This notebook serves as a show case for using interactive elements, patterns and extensions to achieve a more productive collaboration between tech and business people. We'll cover:
  - **pandas styles**: expressive data frame output
  - **visualization**: add interactive visualization
  - **ipywidgets**: add interaction
  - **patterns**: encapsulate widgets and visualizations into reusable components
  - **Jupyter extensions**: create a collaborative, cohesive work environment

These are my current best practices.
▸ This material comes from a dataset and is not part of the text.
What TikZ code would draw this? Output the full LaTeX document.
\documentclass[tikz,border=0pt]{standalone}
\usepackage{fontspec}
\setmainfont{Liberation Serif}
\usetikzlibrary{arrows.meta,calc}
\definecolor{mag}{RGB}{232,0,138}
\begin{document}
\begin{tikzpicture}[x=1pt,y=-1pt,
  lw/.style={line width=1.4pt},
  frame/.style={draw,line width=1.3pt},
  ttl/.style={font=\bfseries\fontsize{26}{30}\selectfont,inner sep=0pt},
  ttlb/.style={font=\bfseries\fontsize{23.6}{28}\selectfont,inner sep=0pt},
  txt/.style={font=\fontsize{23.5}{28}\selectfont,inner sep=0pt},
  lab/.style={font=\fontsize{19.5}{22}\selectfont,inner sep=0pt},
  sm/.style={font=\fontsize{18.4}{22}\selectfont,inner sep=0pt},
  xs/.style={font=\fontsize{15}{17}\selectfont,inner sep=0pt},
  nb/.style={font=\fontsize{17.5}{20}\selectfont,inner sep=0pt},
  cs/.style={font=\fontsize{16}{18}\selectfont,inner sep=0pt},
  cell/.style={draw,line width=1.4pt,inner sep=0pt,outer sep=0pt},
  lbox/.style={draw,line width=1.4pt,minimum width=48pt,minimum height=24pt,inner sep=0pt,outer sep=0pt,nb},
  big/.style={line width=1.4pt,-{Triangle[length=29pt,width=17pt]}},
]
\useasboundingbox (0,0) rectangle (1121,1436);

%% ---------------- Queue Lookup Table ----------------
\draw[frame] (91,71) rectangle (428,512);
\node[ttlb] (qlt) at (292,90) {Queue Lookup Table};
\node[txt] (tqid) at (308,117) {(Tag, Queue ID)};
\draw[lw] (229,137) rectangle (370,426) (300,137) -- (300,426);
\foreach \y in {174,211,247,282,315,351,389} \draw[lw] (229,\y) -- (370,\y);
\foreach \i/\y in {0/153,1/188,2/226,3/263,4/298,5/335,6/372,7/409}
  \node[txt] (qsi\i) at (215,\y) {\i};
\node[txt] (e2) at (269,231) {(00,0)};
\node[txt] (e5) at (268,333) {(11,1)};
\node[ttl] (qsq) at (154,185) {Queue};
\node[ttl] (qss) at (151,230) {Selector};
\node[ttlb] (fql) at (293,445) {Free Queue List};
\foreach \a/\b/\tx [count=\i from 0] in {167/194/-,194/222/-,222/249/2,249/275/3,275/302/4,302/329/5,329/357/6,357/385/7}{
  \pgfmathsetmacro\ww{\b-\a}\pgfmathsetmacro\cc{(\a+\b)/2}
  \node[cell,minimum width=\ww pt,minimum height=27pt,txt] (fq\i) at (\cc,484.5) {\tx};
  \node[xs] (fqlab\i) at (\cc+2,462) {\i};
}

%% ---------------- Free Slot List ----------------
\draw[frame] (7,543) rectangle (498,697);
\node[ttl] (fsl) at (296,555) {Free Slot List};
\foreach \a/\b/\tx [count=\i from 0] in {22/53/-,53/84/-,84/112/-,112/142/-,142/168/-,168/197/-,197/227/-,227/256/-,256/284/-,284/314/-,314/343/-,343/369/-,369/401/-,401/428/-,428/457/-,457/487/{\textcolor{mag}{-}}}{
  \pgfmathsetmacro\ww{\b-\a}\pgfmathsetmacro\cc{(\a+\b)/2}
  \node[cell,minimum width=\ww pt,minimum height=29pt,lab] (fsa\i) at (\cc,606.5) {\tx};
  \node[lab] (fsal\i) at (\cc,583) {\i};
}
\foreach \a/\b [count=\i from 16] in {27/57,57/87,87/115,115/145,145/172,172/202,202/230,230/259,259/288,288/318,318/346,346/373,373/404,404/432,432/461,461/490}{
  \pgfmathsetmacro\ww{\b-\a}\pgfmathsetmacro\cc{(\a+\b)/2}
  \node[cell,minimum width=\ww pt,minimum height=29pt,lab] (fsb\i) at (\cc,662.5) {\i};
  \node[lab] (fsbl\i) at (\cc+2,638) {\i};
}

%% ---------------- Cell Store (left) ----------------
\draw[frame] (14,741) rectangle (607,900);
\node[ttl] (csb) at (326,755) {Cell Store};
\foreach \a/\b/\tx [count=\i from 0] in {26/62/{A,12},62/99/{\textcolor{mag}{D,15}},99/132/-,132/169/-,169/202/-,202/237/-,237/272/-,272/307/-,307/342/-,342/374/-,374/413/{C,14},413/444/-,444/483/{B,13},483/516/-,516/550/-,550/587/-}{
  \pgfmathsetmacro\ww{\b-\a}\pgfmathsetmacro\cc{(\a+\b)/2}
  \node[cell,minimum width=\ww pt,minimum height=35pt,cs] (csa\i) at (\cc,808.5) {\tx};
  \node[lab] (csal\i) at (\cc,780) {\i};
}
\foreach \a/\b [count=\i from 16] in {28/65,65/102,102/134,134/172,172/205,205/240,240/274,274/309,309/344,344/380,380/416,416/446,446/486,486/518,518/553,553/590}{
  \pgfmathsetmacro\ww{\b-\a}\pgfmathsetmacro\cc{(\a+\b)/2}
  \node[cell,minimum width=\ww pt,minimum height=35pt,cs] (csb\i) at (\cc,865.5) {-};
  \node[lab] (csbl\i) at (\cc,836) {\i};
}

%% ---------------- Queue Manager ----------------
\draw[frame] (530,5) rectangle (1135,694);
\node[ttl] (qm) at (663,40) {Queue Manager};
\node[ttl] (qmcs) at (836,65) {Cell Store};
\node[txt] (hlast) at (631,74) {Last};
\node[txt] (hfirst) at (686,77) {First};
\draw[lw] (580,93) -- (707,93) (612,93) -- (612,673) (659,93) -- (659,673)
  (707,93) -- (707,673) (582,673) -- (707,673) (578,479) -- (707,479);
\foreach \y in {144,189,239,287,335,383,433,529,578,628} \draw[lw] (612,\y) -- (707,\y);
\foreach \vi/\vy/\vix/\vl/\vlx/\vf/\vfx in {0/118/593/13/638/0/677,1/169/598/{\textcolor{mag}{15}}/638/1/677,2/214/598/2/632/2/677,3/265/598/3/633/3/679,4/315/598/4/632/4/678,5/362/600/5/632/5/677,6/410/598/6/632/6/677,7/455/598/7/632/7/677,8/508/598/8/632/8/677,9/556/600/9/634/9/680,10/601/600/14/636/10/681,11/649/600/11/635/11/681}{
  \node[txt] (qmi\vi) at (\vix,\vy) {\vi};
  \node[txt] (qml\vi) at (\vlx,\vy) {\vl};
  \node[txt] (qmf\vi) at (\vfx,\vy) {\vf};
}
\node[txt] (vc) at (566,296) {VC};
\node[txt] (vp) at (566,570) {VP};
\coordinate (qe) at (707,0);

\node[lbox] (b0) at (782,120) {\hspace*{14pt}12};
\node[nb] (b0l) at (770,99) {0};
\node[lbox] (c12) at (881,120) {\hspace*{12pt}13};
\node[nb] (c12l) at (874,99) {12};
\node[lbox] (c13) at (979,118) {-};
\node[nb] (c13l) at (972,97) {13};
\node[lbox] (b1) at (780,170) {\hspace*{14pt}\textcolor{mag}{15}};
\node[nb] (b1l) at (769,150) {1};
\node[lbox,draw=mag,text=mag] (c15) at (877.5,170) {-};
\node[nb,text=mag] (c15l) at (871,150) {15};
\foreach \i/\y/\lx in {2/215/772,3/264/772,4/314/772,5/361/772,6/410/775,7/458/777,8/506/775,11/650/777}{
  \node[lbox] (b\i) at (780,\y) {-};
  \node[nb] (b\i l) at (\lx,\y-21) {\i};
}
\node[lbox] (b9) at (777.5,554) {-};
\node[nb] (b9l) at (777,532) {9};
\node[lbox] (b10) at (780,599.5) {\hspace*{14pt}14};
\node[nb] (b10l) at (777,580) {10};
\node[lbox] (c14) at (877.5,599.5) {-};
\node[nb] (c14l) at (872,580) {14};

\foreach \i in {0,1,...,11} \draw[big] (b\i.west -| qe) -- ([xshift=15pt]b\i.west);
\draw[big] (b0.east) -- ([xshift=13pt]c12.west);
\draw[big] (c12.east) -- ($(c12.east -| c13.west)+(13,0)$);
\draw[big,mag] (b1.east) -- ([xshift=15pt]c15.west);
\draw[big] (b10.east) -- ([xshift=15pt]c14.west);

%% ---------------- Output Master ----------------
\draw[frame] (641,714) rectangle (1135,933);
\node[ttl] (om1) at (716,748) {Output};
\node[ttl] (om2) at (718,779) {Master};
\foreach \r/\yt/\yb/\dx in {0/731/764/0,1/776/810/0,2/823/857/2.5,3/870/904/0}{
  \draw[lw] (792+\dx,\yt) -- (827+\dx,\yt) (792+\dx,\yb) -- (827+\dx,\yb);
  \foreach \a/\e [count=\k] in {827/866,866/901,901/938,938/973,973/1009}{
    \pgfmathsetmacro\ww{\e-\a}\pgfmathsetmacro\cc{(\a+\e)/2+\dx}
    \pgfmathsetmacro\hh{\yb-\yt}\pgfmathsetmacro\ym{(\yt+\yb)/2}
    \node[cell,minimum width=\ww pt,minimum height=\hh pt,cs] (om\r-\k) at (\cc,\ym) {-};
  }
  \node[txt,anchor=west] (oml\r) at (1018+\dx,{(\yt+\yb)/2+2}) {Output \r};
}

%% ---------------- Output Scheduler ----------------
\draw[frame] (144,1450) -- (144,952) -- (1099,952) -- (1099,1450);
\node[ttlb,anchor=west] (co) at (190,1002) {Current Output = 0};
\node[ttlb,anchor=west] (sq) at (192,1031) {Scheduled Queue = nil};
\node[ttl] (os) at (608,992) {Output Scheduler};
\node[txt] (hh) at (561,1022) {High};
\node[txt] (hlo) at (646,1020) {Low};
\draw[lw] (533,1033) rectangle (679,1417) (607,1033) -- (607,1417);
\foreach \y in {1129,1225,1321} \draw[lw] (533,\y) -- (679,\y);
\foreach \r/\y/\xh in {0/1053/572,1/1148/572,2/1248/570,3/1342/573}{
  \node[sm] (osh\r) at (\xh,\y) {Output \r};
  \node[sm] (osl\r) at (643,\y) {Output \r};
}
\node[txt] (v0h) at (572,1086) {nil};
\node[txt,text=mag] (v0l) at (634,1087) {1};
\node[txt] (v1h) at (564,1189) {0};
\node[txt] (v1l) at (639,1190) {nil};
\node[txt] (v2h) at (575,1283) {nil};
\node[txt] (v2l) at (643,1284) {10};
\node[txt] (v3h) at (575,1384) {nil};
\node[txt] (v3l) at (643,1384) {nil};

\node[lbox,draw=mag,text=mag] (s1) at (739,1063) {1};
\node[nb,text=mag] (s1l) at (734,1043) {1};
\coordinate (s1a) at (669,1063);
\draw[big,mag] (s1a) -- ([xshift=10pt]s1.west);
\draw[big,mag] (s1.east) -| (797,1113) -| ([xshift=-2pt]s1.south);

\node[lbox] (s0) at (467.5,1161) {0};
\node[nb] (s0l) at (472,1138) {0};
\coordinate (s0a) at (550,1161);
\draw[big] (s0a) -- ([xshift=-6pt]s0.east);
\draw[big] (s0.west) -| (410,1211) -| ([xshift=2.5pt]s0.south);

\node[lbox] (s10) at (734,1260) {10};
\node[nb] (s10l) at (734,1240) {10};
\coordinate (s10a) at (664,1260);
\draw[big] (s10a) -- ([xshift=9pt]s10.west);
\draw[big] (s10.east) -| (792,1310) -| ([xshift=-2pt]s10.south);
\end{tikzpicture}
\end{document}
I am always eager to extend this approach with additional packages, patterns, extensions etc. to create even more powerful and productive experiences.

## Setup

First let's create a dataframe containing random timeseries data.

In [None]:
import pandas as pd
import pandas.util.testing as pdt
pdt.N = 12
pdt.K = 6
data = pdt.makeTimeDataFrame(freq='MS')
print('rows, cols:', data.shape)
data.head(6)

## Pandas

### Styles

Since pandas 0.17.1 it is possible to customize the way pandas dataframes are rendered by applying custom styles. Technically styling is accomplished using CSS and an API which makes it easy to conditionally apply CSS attribute/value pairs.
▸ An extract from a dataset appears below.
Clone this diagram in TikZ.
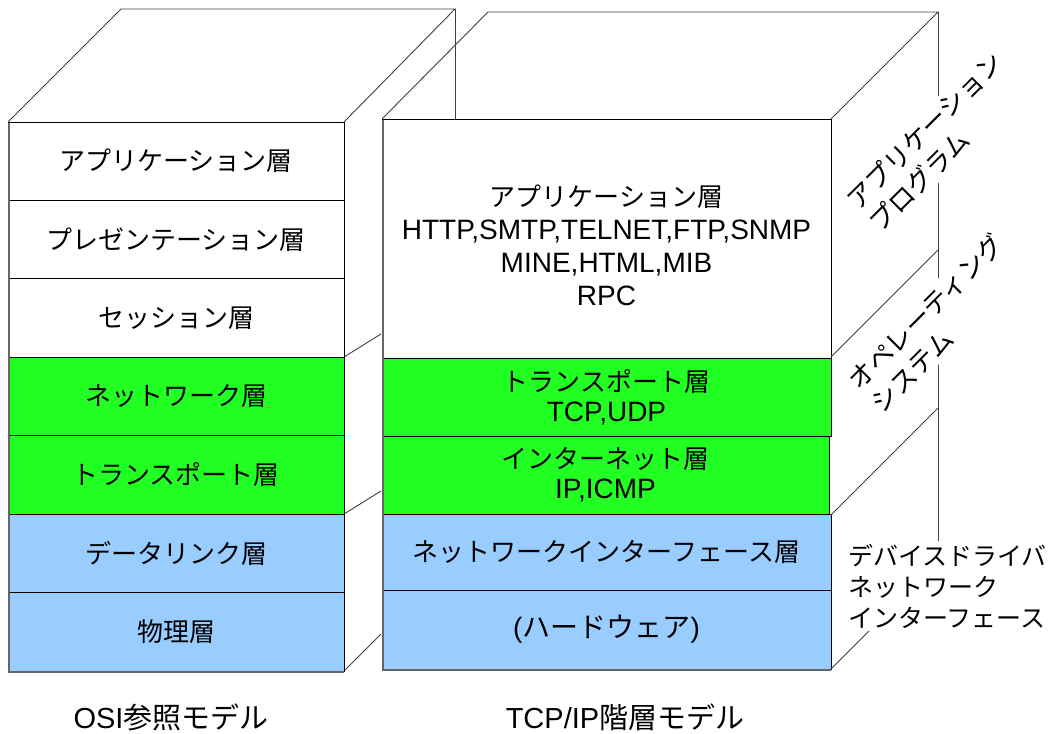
\documentclass[tikz,border=0pt]{standalone}
\usepackage{fontspec}
\setmainfont{Liberation Sans}
\newfontfamily\jp{Noto Sans CJK JP}
\definecolor{lgreen}{RGB}{34,255,34}
\definecolor{lblue}{RGB}{153,204,255}
\begin{document}
\begin{tikzpicture}[x=1pt,y=-1pt,
  edge/.style={draw=black!75,line width=0.9pt},
  layer/.style={draw=black,line width=0.8pt,inner sep=0pt,align=center},
  shadowline/.style={draw=black!60,line width=2pt},
  jt/.style={font=\jp\fontsize{26}{30}\selectfont},
  mixt/.style={font=\fontsize{28}{30}\selectfont,align=center,inner sep=0pt},
  sidelbl/.style={font=\jp\fontsize{26}{32}\selectfont,fill=white,inner sep=3pt,align=left,rotate=45},
  botlbl/.style={font=\fontsize{29}{32}\selectfont,inner sep=0pt,text height=22pt,text depth=2pt,anchor=base}
]
\useasboundingbox (0,0) rectangle (1056,733);
% ---- left box: top face and hidden parts
\draw[edge] (8,122) -- (121,9) -- (455,9) -- (344,122);
\draw[edge] (455,9) -- (455,119);
\draw[edge] (344,357) -- (381,334);
\draw[edge] (344,514) -- (381,491);
\draw[edge] (344,671) -- (381,634);
% ---- left box layers
\node[layer,fill=white,minimum width=336pt,minimum height=78.4pt,jt] (o7) at (176,161.2) {アプリケーション層};
\node[layer,fill=white,minimum width=336pt,minimum height=78.4pt,jt] (o6) at (176,239.6) {プレゼンテーション層};
\node[layer,fill=white,minimum width=336pt,minimum height=78.4pt,jt] (o5) at (176,318.0) {セッション層};
\node[layer,fill=lgreen,minimum width=336pt,minimum height=78.4pt,jt] (o4) at (176,396.5) {ネットワーク層};
\node[layer,fill=lgreen,minimum width=336pt,minimum height=78.4pt,jt] (o3) at (176,474.9) {トランスポート層};
\node[layer,fill=lblue,minimum width=336pt,minimum height=78.4pt,jt] (o2) at (176,553.3) {データリンク層};
\node[layer,fill=lblue,minimum width=336pt,minimum height=78.4pt,jt] (o1) at (176,631.8) {物理層};
\draw[shadowline] (9,123) -- (9,672) -- (344,672);
% ---- right box layers
\node[layer,fill=white,minimum width=449pt,minimum height=239pt] (ta) at (606.5,238.5) {};
\node[mixt,font=\fontsize{28}{33}\selectfont] (tat) at (606.5,245) {{\jp\fontsize{26}{33}\selectfont アプリケーション層}\\HTTP,SMTP,TELNET,FTP,SNMP\\MINE,HTML,MIB\\RPC};
\node[layer,fill=lgreen,minimum width=449pt,minimum height=78pt,font=\fontsize{28}{30}\selectfont] (tt) at (606.5,397) {{\jp\fontsize{26}{30}\selectfont トランスポート層}\\TCP,UDP};
\node[layer,fill=lgreen,minimum width=447pt,minimum height=78pt,font=\fontsize{28}{30}\selectfont] (ti) at (605.5,475) {{\jp\fontsize{26}{30}\selectfont インターネット層}\\IP,ICMP};
\node[layer,fill=lblue,minimum width=449pt,minimum height=76pt,jt] (tn) at (606.5,552) {ネットワークインターフェース層};
\node[layer,fill=lblue,minimum width=449pt,minimum height=79pt,font=\fontsize{28}{30}\selectfont] (th) at (606.5,629.5) {({\jp ハードウェア})};
\draw[shadowline] (383,120) -- (383,670) -- (831,670);
% ---- right box top and right face
\draw[edge] (382,119) -- (488,12) -- (938,12) -- (831,119);
\draw[edge] (938,12) -- (938,562);
\draw[edge] (831,357) -- (938,250);
\draw[edge] (831,515) -- (938,408);
\draw[edge] (831,669) -- (938,562);
% ---- side labels
\node[sidelbl] (lapp) at (936,142) {アプリケーション\\プログラム};
\node[sidelbl] (los) at (937,323) {オペレーティング\\システム};
\node[font=\jp\fontsize{25}{31}\selectfont,fill=white,inner sep=3pt,align=left,anchor=west] (ldev) at (845,586) {デバイスドライバ\\ネットワーク\\インターフェース};
% ---- bottom labels
\node[botlbl] (bosi) at (171,728) {OSI{\jp 参照モデル}};
\node[botlbl] (btcp) at (625,728) {TCP/IP{\jp 階層モデル}};
\end{tikzpicture}
\end{document}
**Note**: This feature is still under active development.

In [None]:
import functools

def highlight(s, func, color):
    '''
    Sets the background color for values in a pandas Series,
    if the value equals the return value of func.
    '''
    is_true = s == func(s)
    return [f'background-color: {color}' if v else '' for v in is_true]

hmin = functools.partial(highlight, func=min, color='red')
hmax = functools.partial(highlight, func=max, color='lime')

display(data.style.apply(hmin).apply(hmax))

## Visualization

Choosing the right visualization is paramount for communicating meaning of and uncovering patterns in data. Static visualizations are great but adding interactivity allows for quicker exploration and enriches the experience.

### matplotlib

In [None]:
import matplotlib.pyplot as plt
%matplotlib inline

fsize = (18, 5)

# the pandas plotting API uses matplotlib by default
data.plot(figsize=fsize)

### seaborn

The seaborn package provides powerful functions for creating static statistical plots. It sits on top of matplotlib.

In [None]:
# %conda install seaborn

In [None]:
import seaborn as sns
_, ax = plt.subplots(figsize=fsize)

sns.lineplot(data=data, ax=ax, style='event', markers=True, dashes=False, n_boot=3)

### bokeh

From the official website: 
> "_Bokeh is an interactive visualization library that targets modern web browsers for presentation. Its goal is to provide elegant, concise construction of versatile graphics, and to extend this capability with high-performance interactivity over very large or streaming datasets._"

In [None]:
# %conda install bokeh

In [None]:
from bokeh.models import ColumnDataSource
from bokeh.plotting import figure, show, output_notebook
from bokeh.models.tools import HoverTool
import random

# render in current notebook instead of indiviudal website
output_notebook()

# choose a random column
col = random.choice(data.columns)
source = ColumnDataSource(data[[col]].rename(columns={col: 'series'}))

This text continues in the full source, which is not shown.